En el siglo XVIII, al contrario de lo que nos dice el
imaginario colectivo (e ignorante), España estaba preocupada, y sus elites lo
estaban con ella. La gente imagina, bajo el palio del concepto Antiguo Régimen,
a unos tipos metidos en sus grandes mansiones pasando totalmente de los males
de la patria y disfrutando de sus privilegios. Esta imagen, como digo muy
extendida incluso entre dizque maestros de la cosa, equivale a sostener que
España, en el siglo XVIII, era un país de gilipollas. Porque hay que ser
gilipollas para aspirar a que tu coche te lleve de un sitio a otro eternamente
y, sin embargo, jamás hacerle ninguna labor de mantenimiento.
Lejos de lo que nos dice este imaginario, la España culta del
siglo XVIII, y muy especialmente la gobernante, estaba preocupada por el hecho
de que España no carburase como modelo económico. Muchos de aquellos españoles
estaban perfectamente informados de cómo habían avanzado las teorías de la política
económica; comenzaban a comprender que el mantra en el que se había sostenido
la pretendida supremacía económica española, el acceso casi ilimitado a la
plata, era un mantra de mierda (por no mencionar que el acceso a la plata era
cada vez más limitado).
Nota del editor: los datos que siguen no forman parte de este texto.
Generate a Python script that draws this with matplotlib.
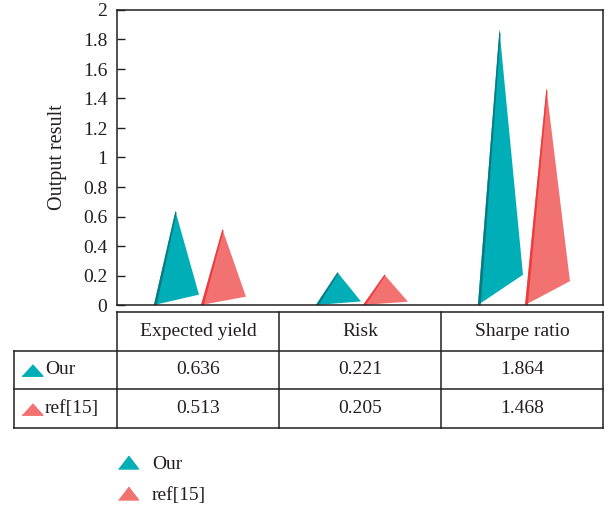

Cualquier rey con dos dedos de frente comprendía que
las razones del endeudamiento exponencial de España eran dos: los gastos
excesivos (la que se tiene por razón única por muchos); y la incapacidad de
allegar ingresos internamente. España necesitaba, lo diremos en términos
actuales, una clase media, o algo que se le pareciese. Y, en aquellos momentos,
esa clase media sólo podía salir del campo; luego llegaría una cosa llamada
Revolución Industrial, que no es otra cosa que un proceso por el cual se descubre
de que es mucho más fácil, más rápido y más multiplicador generar ese proceso
en las ciudades. Pero eso, como digo, nos llegó mucho después.